I find this answer highly implausible, not the least because maintaining cover doesn't count as dissing ("I infiltrated the org by telling them the lies they wanted to hear" is hacking 101). Also, North Koreans aren't dumb.

I find some people's attitude to NK hackers slightly schizophrenic: either they are a credible threat or they are amateurs. Which one is it?

> Dissing Kim is something that is not currently widely permitted in NK

This wouldn't be "widely", this would be a specific interaction with a hostile foreigner for the purpose of infiltrating them. It's not the same as being allowed to say this to fellow North Koreans.

> Not saying no one from NK never will, but so far almost everyone will immediately stop the conversation at this point.

Legitimate candidates would at this point too, so as a tactic this is useless.

sorcerer-mar|10 months ago

> I find some people's attitude to NK hackers slightly schizophrenic: either they are a credible threat or they are amateurs. Which one is it?

I have no clue whether the proposed approach works, but there's a pretty coherent model that explains how it could, no schizophrenia needed: They are competent people in a cult.

Being unable/unwilling to diss Dear Leader even when it's advantageous to do so is very typical cult stuff. In fact, it's sort of why cults are dangerous. They compel people to do maladaptive things in service of the "ideals" of the group/leader.

This applies both to the spy directly (perhaps they would personally be unwilling to say such a thing), but also to their entire chain of command. Cults by their nature are not good at passing nuanced instruction like "you can say bad things about Dear Leader under these circumstances." Just because you're willing to diss KJU to get in the door doesn't mean you know your entire chain of superiors are cool with it.

danielvf|10 months ago

I am saying they are both a credible threat and many are amateurs. Those are not mutually exclusive.

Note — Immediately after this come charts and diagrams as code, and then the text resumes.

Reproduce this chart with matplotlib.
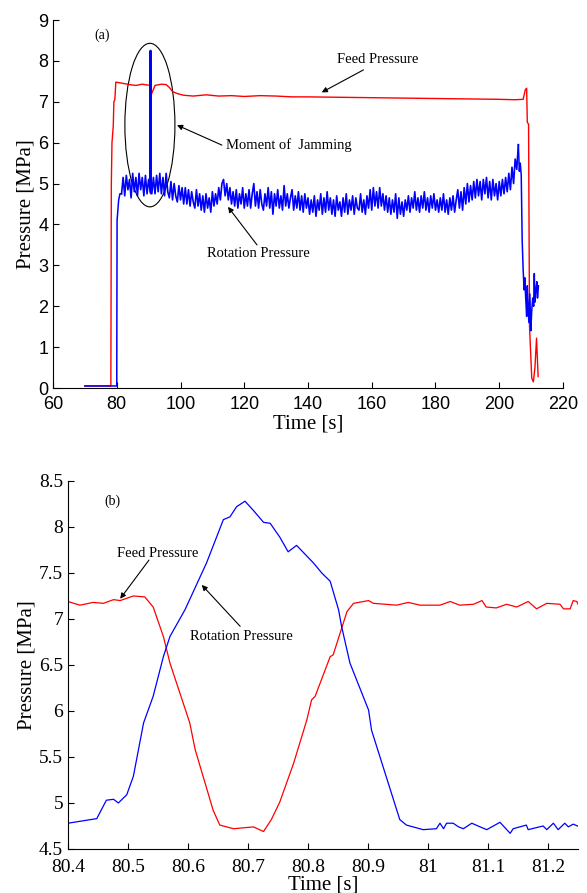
import numpy as np
import matplotlib
matplotlib.use("Agg")
import matplotlib.pyplot as plt
from matplotlib.patches import Ellipse
from matplotlib.ticker import FuncFormatter

#================================ data ================================#
# (a) whole run, feed pressure
feed_a_t = [70, 78.15, 78.3, 78.5, 78.9, 79.1, 79.4, 79.7, 80.5, 82, 84, 86, 88, 90.5, 90.6, 90.7,
            92, 94, 95.5, 96.5, 97.5, 99, 101, 104, 108, 112, 116, 120, 125, 130, 135, 140, 150,
            160, 170, 180, 190, 200, 205, 207.5, 208.2, 208.6, 208.8, 209.2, 209.5, 210.2, 210.7,
            211.2, 211.7, 212.2]
feed_a_p = [0.05, 0.05, 5.0, 6.0, 6.4, 7.0, 7.05, 7.48, 7.47, 7.45, 7.42, 7.4, 7.43, 7.4, 4.75, 7.15,
            7.4, 7.43, 7.42, 7.35, 7.25, 7.2, 7.16, 7.14, 7.17, 7.14, 7.15, 7.13, 7.15, 7.14, 7.12, 7.12, 7.11,
            7.1, 7.09, 7.08, 7.07, 7.06, 7.05, 7.06, 7.3, 7.33, 6.5, 6.45, 1.5, 0.24, 0.15,
            0.5, 1.22, 0.28]

# (a) rotation pressure: start-up, 0.5 s samples from 81.5 s to 206 s, spike and shutdown
rot_a_lead_t = [70, 80.0, 80.1, 80.3, 80.6, 81.0, 81.5]
rot_a_lead_p = [0.05, 0.05, 4.1, 4.3, 4.6, 4.75, 4.75]
rot_a_body_p = [
    4.75, 5.15, 4.7, 5.2, 4.85, 5.1, 4.65, 5.25, 4.8, 5.15,
    4.7, 5.25, 4.85, 5.15, 4.7, 5.2, 4.75, 5.1, 4.8, 4.75,
    5.15, 4.75, 5.2, 4.8, 5.25, 4.75, 5.15, 4.7, 5.25, 4.8,
    4.65, 5.05, 4.6, 5.0, 4.7, 4.55, 4.95, 4.6, 4.9, 4.5,
    4.9, 4.5, 4.85, 4.45, 4.8, 4.55, 4.4, 4.85, 4.45, 4.75,
    4.35, 4.7, 4.3, 4.75, 4.4, 4.65, 4.3, 4.8, 4.45, 4.75,
    4.5, 4.9, 4.6, 5.0, 5.1, 4.7, 5.0, 4.6, 4.9, 4.5,
    4.8, 4.45, 4.85, 4.4, 4.75, 4.5, 4.9, 4.4, 4.75, 4.45,
    4.85, 4.4, 4.75, 5.0, 4.45, 4.8, 4.4, 4.85, 4.5, 4.35,
    4.75, 4.45, 4.9, 4.4, 4.8, 4.25, 4.75, 4.45, 4.85, 4.4,
    4.7, 4.35, 4.95, 4.45, 4.75, 4.4, 4.65, 4.85, 4.35, 4.7,
    4.4, 4.8, 4.35, 4.7, 4.3, 4.75, 4.4, 4.65, 4.25, 4.6,
    4.3, 4.7, 4.2, 4.6, 4.35, 4.75, 4.25, 4.65, 4.3, 4.8,
    4.35, 4.65, 4.25, 4.6, 4.2, 4.7, 4.35, 4.55, 4.2, 4.65,
    4.3, 4.75, 4.25, 4.6, 4.35, 4.7, 4.25, 4.65, 4.4, 4.35,
    4.75, 4.3, 4.6, 4.25, 4.7, 4.4, 4.85, 4.35, 4.9, 4.45,
    4.8, 4.4, 4.9, 4.45, 4.75, 4.35, 4.7, 4.3, 4.65, 4.25,
    4.6, 4.3, 4.75, 4.15, 4.65, 4.25, 4.55, 4.2, 4.6, 4.35,
    4.7, 4.3, 4.65, 4.4, 4.8, 4.35, 4.65, 4.3, 4.7, 4.4,
    4.8, 4.35, 4.65, 4.3, 4.7, 4.4, 4.75, 4.35, 4.6, 4.3,
    4.65, 4.35, 4.75, 4.3, 4.6, 4.25, 4.65, 4.35, 4.7, 4.3,
    4.6, 4.85, 4.4, 4.8, 4.35, 4.9, 4.5, 5.0, 4.55, 4.95,
    4.6, 5.05, 4.65, 5.1, 4.7, 5.05, 4.6, 5.1, 4.75, 5.15,
    4.65, 5.05, 4.6, 5.1, 4.7, 5.0, 4.6, 5.05, 4.7, 5.1,
    4.75, 5.15, 4.8, 5.25, 4.85, 5.4, 5.0, 5.6, 5.35, 5.95]
rot_a_body_t = 81.5 + 0.5 * np.arange(len(rot_a_body_p))
rot_a_spike_t = [90.5, 90.6, 90.7]
rot_a_spike_p = [4.9, 8.25, 4.8]
rot_a_tail_t = [206.0, 206.3, 206.6, 206.9, 207.2, 207.5, 207.8, 208.0, 208.3, 208.6, 208.8, 209.0,
                209.3, 209.6, 209.9, 210.2, 210.5, 210.8, 211.0, 211.2, 211.5, 211.8, 212.0, 212.3]
rot_a_tail_p = [5.95, 5.3, 5.5, 5.2, 3.6, 2.9, 2.4, 2.7, 2.2, 1.75, 2.5, 2.1,
                1.6, 2.3, 1.4, 1.9, 2.2, 2.0, 2.8, 2.1, 2.4, 2.6, 2.2, 2.5]

# (b) zoom on the jamming moment
feed_b_t = [80.400, 80.420, 80.442, 80.459, 80.476, 80.487, 80.509, 80.528, 80.542, 80.559, 80.570,
            80.603, 80.612, 80.642, 80.653, 80.676, 80.709, 80.726, 80.739, 80.753, 80.776, 80.798,
            80.806, 80.812, 80.837, 80.842, 80.865, 80.876, 80.901, 80.909, 80.948, 80.967, 80.987,
            81.020, 81.037, 81.053, 81.076, 81.090, 81.097, 81.114, 81.131, 81.148, 81.167, 81.181,
            81.198, 81.220, 81.226, 81.237, 81.242, 81.248, 81.253]
feed_b_p = [7.19, 7.15, 7.18, 7.17, 7.21, 7.20, 7.25, 7.24, 7.13, 6.81, 6.52,
            5.87, 5.58, 4.92, 4.76, 4.72, 4.74, 4.69, 4.82, 5.01, 5.43, 5.90,
            6.12, 6.16, 6.59, 6.61, 7.08, 7.17, 7.20, 7.17, 7.15, 7.18, 7.15,
            7.15, 7.19, 7.15, 7.16, 7.20, 7.13, 7.12, 7.16, 7.13, 7.19, 7.11,
            7.17, 7.16, 7.11, 7.11, 7.20, 7.19, 7.12]

rot_b_t = [80.400, 80.448, 80.464, 80.476, 80.484, 80.498, 80.509, 80.526, 80.542, 80.559, 80.570,
           80.595, 80.631, 80.659, 80.670, 80.681, 80.695, 80.709, 80.726, 80.737, 80.753, 80.767,
           80.781, 80.809, 80.823, 80.837, 80.851, 80.856, 80.870, 80.901, 80.906, 80.953, 80.964,
           80.992, 81.014, 81.020, 81.026, 81.031, 81.042, 81.051, 81.059, 81.073, 81.087, 81.098,
           81.120, 81.137, 81.142, 81.164, 81.167, 81.192, 81.198, 81.209, 81.217, 81.228, 81.234,
           81.242, 81.253]
rot_b_p = [4.78, 4.83, 5.03, 5.04, 5.00, 5.09, 5.29, 5.87, 6.16, 6.59, 6.81,
           7.10, 7.61, 8.08, 8.11, 8.22, 8.28, 8.18, 8.05, 8.04, 7.89, 7.73,
           7.80, 7.61, 7.50, 7.41, 7.10, 6.92, 6.52, 6.01, 5.79, 4.82, 4.76,
           4.71, 4.72, 4.78, 4.72, 4.78, 4.78, 4.74, 4.72, 4.78, 4.74, 4.71,
           4.79, 4.67, 4.72, 4.76, 4.71, 4.75, 4.71, 4.78, 4.71, 4.78, 4.74,
           4.77, 4.74]

serif = "Liberation Serif"
sans = "Liberation Sans"

fig = plt.figure(figsize=(5.87, 8.93), dpi=100)

def style_axes(ax):
    ax.spines["top"].set_visible(False)
    ax.spines["right"].set_visible(False)
    ax.tick_params(direction="in", length=4, width=0.8)

#========================================= (a) =========================================#
ax0 = fig.add_axes([0.0903, 0.5655, 0.8688, 0.4121])
style_axes(ax0)
ax0.tick_params(axis="x", pad=6)
ax0.plot(feed_a_t, feed_a_p, color="red", lw=1.0)
ax0.plot(rot_a_lead_t, rot_a_lead_p, color="blue", lw=1.1)
ax0.plot(rot_a_body_t, rot_a_body_p, color="blue", lw=1.2)
ax0.plot(rot_a_spike_t, rot_a_spike_p, color="blue", lw=1.5)
ax0.plot(rot_a_tail_t, rot_a_tail_p, color="blue", lw=1.1)
ax0.set_xlim(60, 220)
ax0.set_ylim(0, 9)
ax0.set_xticks(np.arange(60, 221, 20))
ax0.set_yticks(np.arange(0, 10, 1))
for lab in ax0.get_xticklabels() + ax0.get_yticklabels():
    lab.set_fontfamily(sans)
    lab.set_fontsize(13)
ax0.set_xlabel("Time [s]", fontfamily=serif, fontsize=15, labelpad=1)
ax0.set_ylabel("Pressure [MPa]", fontfamily=serif, fontsize=15, labelpad=2)

ax0.add_patch(Ellipse((90.4, 6.43), 15.7, 4.0, fill=False, ec="black", lw=0.8))
ax0.text(73.0, 8.63, "(a)", fontfamily=serif, fontsize=10, va="center")
arr = dict(arrowstyle="-|>", color="black", lw=0.8, mutation_scale=8, shrinkA=0, shrinkB=0)
ax0.annotate("", xy=(98.9, 6.43), xytext=(113.0, 5.94), arrowprops=arr)
ax0.text(114.3, 5.94, "Moment of  Jamming", fontfamily=serif, fontsize=10.5, va="center")
ax0.annotate("", xy=(114.9, 4.43), xytext=(124.0, 3.5), arrowprops=arr)
ax0.text(108.3, 3.3, "Rotation Pressure", fontfamily=serif, fontsize=10.5, va="center")
ax0.annotate("", xy=(144.3, 7.23), xytext=(157.4, 7.78), arrowprops=arr)
ax0.text(149.0, 8.03, "Feed Pressure", fontfamily=serif, fontsize=10.5, va="center")

#========================================= (b) =========================================#
ax1 = fig.add_axes([0.1158, 0.0493, 0.8688, 0.4121])
style_axes(ax1)
ax1.tick_params(axis="x", pad=7)
ax1.plot(feed_b_t, feed_b_p, color="red", lw=0.9)
ax1.plot(rot_b_t, rot_b_p, color="blue", lw=0.9)
ax1.set_xlim(80.4, 81.25)
ax1.set_ylim(4.5, 8.5)
ax1.set_xticks([80.4, 80.5, 80.6, 80.7, 80.8, 80.9, 81.0, 81.1, 81.2])
ax1.set_yticks([4.5, 5, 5.5, 6, 6.5, 7, 7.5, 8, 8.5])
ax1.xaxis.set_major_formatter(FuncFormatter(lambda v, p: "%g" % round(v, 2)))
ax1.yaxis.set_major_formatter(FuncFormatter(lambda v, p: "%g" % round(v, 2)))
for lab in ax1.get_xticklabels() + ax1.get_yticklabels():
    lab.set_fontfamily(serif)
    lab.set_fontsize(14)
ax1.set_xlabel("Time [s]", fontfamily=serif, fontsize=15, labelpad=0)
ax1.set_ylabel("Pressure [MPa]", fontfamily=serif, fontsize=15, labelpad=2)

ax1.text(80.460, 8.28, "(b)", fontfamily=serif, fontsize=10, va="center")
ax1.annotate("", xy=(80.487, 7.22), xytext=(80.535, 7.64), arrowprops=arr)
ax1.text(80.481, 7.71, "Feed Pressure", fontfamily=serif, fontsize=10.5, va="center")
ax1.annotate("", xy=(80.623, 7.37), xytext=(80.687, 6.92), arrowprops=arr)
ax1.text(80.603, 6.81, "Rotation Pressure", fontfamily=serif, fontsize=10.5, va="center")

plt.savefig("out.png", dpi=100)
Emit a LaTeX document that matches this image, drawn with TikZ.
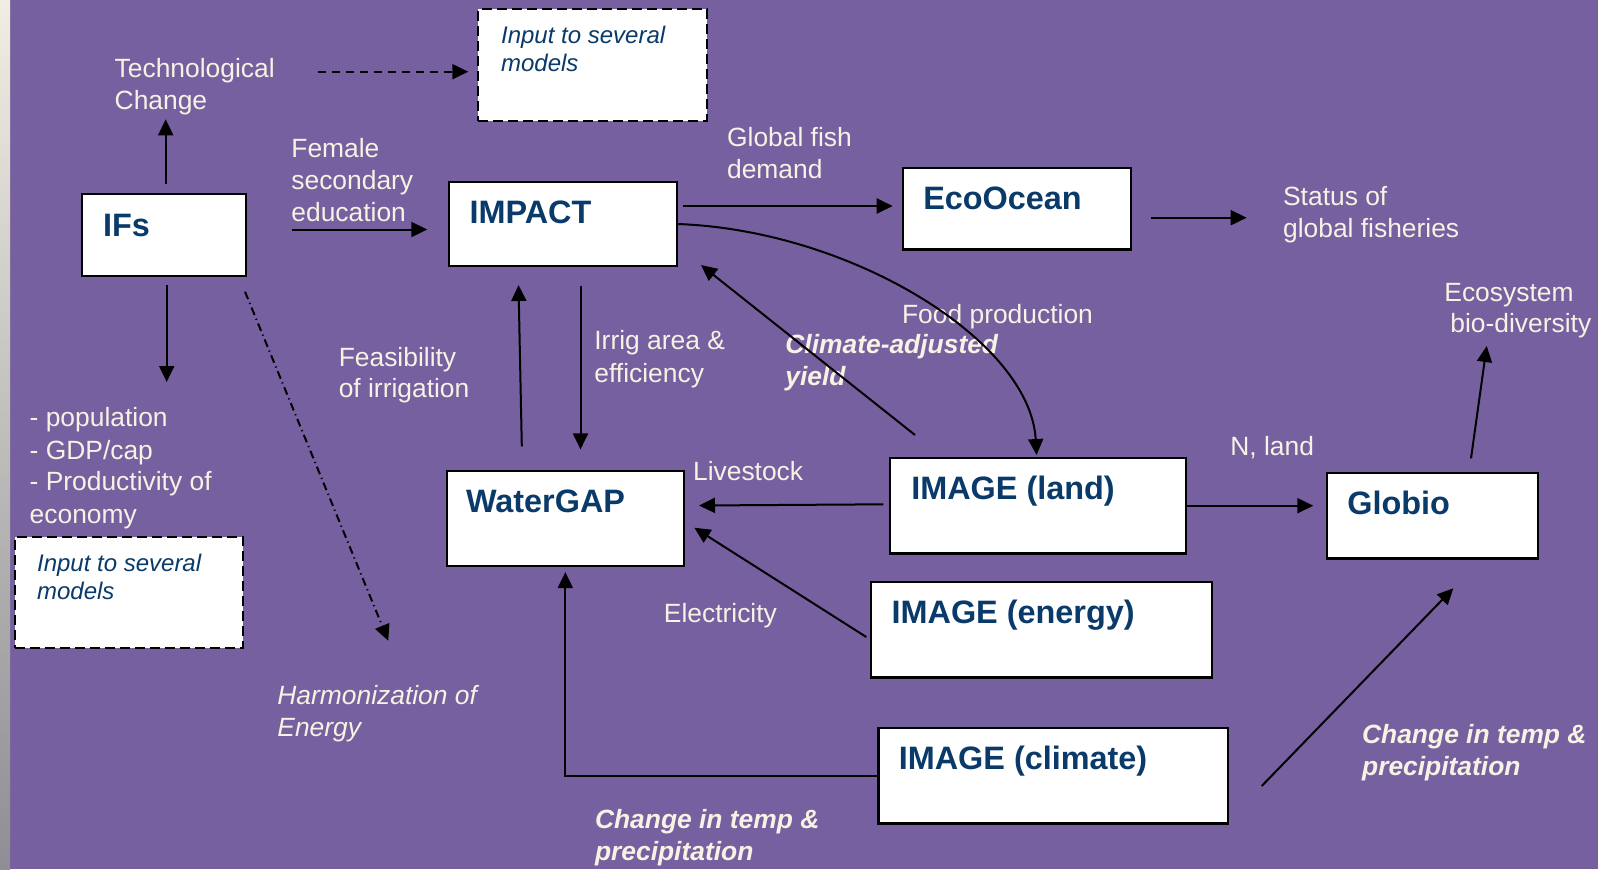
\documentclass[tikz,border=0pt]{standalone}
\usepackage{fontspec}
\setmainfont{Liberation Sans}
\usetikzlibrary{arrows.meta,fit}
\definecolor{bgpurple}{HTML}{7760A0}
\definecolor{cream}{HTML}{F6F2E4}
\definecolor{navy}{HTML}{0A3A6A}
\definecolor{stripA}{HTML}{F0EEE2}
\definecolor{stripB}{HTML}{B4B4AC}
\definecolor{stripC}{HTML}{8E8E94}
\tikzset{
 box/.style={draw=black, fill=white, line width=1.1pt, inner sep=0pt},
 dbox/.style={box, dash pattern=on 5pt off 2.5pt},
 lbl/.style={anchor=base west, inner sep=0pt, text=navy, font=\fontsize{16.2}{19}\selectfont\bfseries},
 txt/.style={anchor=base west, inner sep=0pt, text=cream, font=\fontsize{13.2}{16}\selectfont},
 itxt/.style={txt, font=\fontsize{13.2}{16}\selectfont\itshape},
 bitxt/.style={txt, font=\fontsize{13.2}{16}\selectfont\bfseries\itshape},
 ntxt/.style={anchor=base west, inner sep=0pt, text=navy, font=\fontsize{12}{14}\selectfont\itshape},
 arr/.style={draw=black, line width=1pt, -{Triangle[length=8pt,width=7.5pt]}},
}
\begin{document}
\begin{tikzpicture}[x=0.5pt,y=-0.5pt]
\useasboundingbox (0,0) rectangle (1598,869);
\fill[bgpurple] (0,0) rectangle (1598,869);
\shade[top color=stripA, middle color=stripB, bottom color=stripC] (0,0) rectangle (10,869);

% boxes
\node[box, fit={(81.7,194.3) (245.7,276.3)}] (ifs) {};
\node[box, fit={(449.3,181.7) (677.3,265.7)}] (impact) {};
\node[dbox, fit={(478.3,9.3) (706.7,120.7)}] (inpA) {};
\node[box, fit={(903,168) (1131,249.5)}] (eco) {};
\node[box, fit={(890,457.7) (1186,553.4)}] (land) {};
\node[box, fit={(1327,473.3) (1538,558.5)}] (globio) {};
\node[box, fit={(446.7,471) (684,566)}] (water) {};
\node[box, fit={(871.3,581.9) (1212.3,677.5)}] (energy) {};
\node[box, fit={(878.5,727.6) (1228,823.4)}] (climate) {};
\node[dbox, fit={(14.7,537.3) (243.3,647.7)}] (inpB) {};

% box labels
\node[lbl] (ifsL) at ([shift={(22,43)}]ifs.north west) {IFs};
\node[lbl] (impactL) at ([shift={(21,42.5)}]impact.north west) {IMPACT};
\node[lbl] (ecoL) at ([shift={(21,42.5)}]eco.north west) {EcoOcean};
\node[lbl] (landL) at ([shift={(22,42.5)}]land.north west) {IMAGE (land)};
\node[lbl] (globioL) at ([shift={(21,42.5)}]globio.north west) {Globio};
\node[lbl] (waterL) at ([shift={(20,42.5)}]water.north west) {WaterGAP};
\node[lbl] (energyL) at ([shift={(21,42.5)}]energy.north west) {IMAGE (energy)};
\node[lbl] (climateL) at ([shift={(21,42.5)}]climate.north west) {IMAGE (climate)};
\node[ntxt] (inpA1) at (500.7,43.3) {Input to several};
\node[ntxt] (inpA2) at (500.7,71.5) {models};
\node[ntxt] (inpB1) at (36.7,571) {Input to several};
\node[ntxt] (inpB2) at (36.7,599.3) {models};

% texts
\node[txt] (tc1) at (114.3,77.3) {Technological};
\node[txt] (tc2) at (114.3,109) {Change};
\node[txt] (fe1) at (291,157) {Female};
\node[txt] (fe2) at (291,189) {secondary};
\node[txt] (fe3) at (291,221) {education};
\node[txt] (gf1) at (726.7,146.5) {Global fish};
\node[txt] (gf2) at (726.7,178.5) {demand};
\node[txt] (st1) at (1282.7,205) {Status of};
\node[txt] (st2) at (1282.7,237) {global fisheries};
\node[txt] (food) at (901.7,323.5) {Food production};
\node[txt] (ir1) at (594,349.5) {Irrig area \&};
\node[txt] (ir2) at (594,382) {efficiency};
\node[txt] (fs1) at (338.4,366) {Feasibility};
\node[txt] (fs2) at (338.4,397.5) {of irrigation};
\node[txt] (po1) at (29.3,426.7) {- population};
\node[txt] (po2) at (29.3,459) {- GDP/cap};
\node[txt] (po3) at (29.3,490.5) {- Productivity of};
\node[txt] (po4) at (29.3,523) {economy};
\node[txt] (live) at (692.7,480.5) {Livestock};
\node[txt] (nland) at (1230,455) {N, land};
\node[txt] (es1) at (1444,301.7) {Ecosystem};
\node[txt] (es2) at (1450,332.7) {bio-diversity};
\node[txt] (elec) at (663.5,622) {Electricity};
\node[itxt] (ha1) at (277,704) {Harmonization of};
\node[itxt] (ha2) at (277,736.5) {Energy};
\node[bitxt] (cy1) at (785,353.5) {Climate-adjusted};
\node[bitxt] (cy2) at (785,385) {yield};
\node[bitxt] (cr1) at (1361.7,743.3) {Change in temp \&};
\node[bitxt] (cr2) at (1361.7,775) {precipitation};
\node[bitxt] (cb1) at (594.6,828.5) {Change in temp \&};
\node[bitxt] (cb2) at (594.6,860.5) {precipitation};

% arrow end points
\coordinate (tcS) at (165.7,184);   \coordinate (tcE) at (165.7,119.3);
\coordinate (daS) at (318,71.7);    \coordinate (daE) at (468.3,71.7);
\coordinate (feS) at (292,229.5);   \coordinate (feE) at (427.3,229.5);
\coordinate (fiS) at (682.7,206);   \coordinate (fiE) at (892.7,206);
\coordinate (cuS) at (677.3,224);   \coordinate (cuE) at (1036.6,455);
\coordinate (stS) at (1150.7,217.7);\coordinate (stE) at (1246.7,217.7);
\coordinate (poS) at (166.7,285);   \coordinate (poE) at (166.7,382);
\coordinate (hmS) at (245,291.7);   \coordinate (hmE) at (388.3,640.7);
\coordinate (wiS) at (521.8,446.4); \coordinate (wiE) at (518.5,285);
\coordinate (iwS) at (580.5,286);   \coordinate (iwE) at (580.5,449.4);
\coordinate (yiS) at (915,435);     \coordinate (yiE) at (701,265);
\coordinate (lvS) at (883.3,504.3); \coordinate (lvE) at (699,505.5);
\coordinate (elS) at (866.3,637);   \coordinate (elE) at (694.3,527.7);
\coordinate (nlS) at (1186.7,505.7);\coordinate (nlE) at (1313.3,505.7);
\coordinate (gbS) at (1471,458.3);  \coordinate (gbE) at (1486.7,346);
\coordinate (cgS) at (1261.7,786);  \coordinate (cgE) at (1453.3,588.3);

% connectors
\draw[arr] (tcS) -- (tcE);
\draw[arr, dash pattern=on 4pt off 3pt] (daS) -- (daE);
\draw[arr] (feS) -- (feE);
\draw[arr] (fiS) -- (fiE);
\draw[arr] (cuS) .. controls (850,230) and (1030,340) .. (cuE);
\draw[arr] (stS) -- (stE);
\draw[arr] (poS) -- (poE);
\draw[arr, dash pattern=on 4pt off 2pt on 0.6pt off 2pt] (hmS) -- (hmE);
\draw[arr] (wiS) -- (wiE);
\draw[arr] (iwS) -- (iwE);
\draw[arr] (yiS) -- (yiE);
\draw[arr] (lvS) -- (lvE);
\draw[arr] (elS) -- (elE);
\draw[arr] (nlS) -- (nlE);
\draw[arr] (gbS) -- (gbE);
\draw[arr] (climate.west) -| ([yshift=-2.5]water.south);
\draw[arr] (cgS) -- (cgE);
\end{tikzpicture}
\end{document}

You are talking about North Korea attackers from a theoretical point of view. For many people dealing with them is just a normal part of work. It's not an unknown that needs to be worked out logically from an armchair.

I'm saying this as someone who personally chatted with a North Korea persona that later tried to drop exploits on people, and the persona belonged to hacking group with at least one 50 million dollar heist. I've also seen the screenshots on many chats with North Koreans.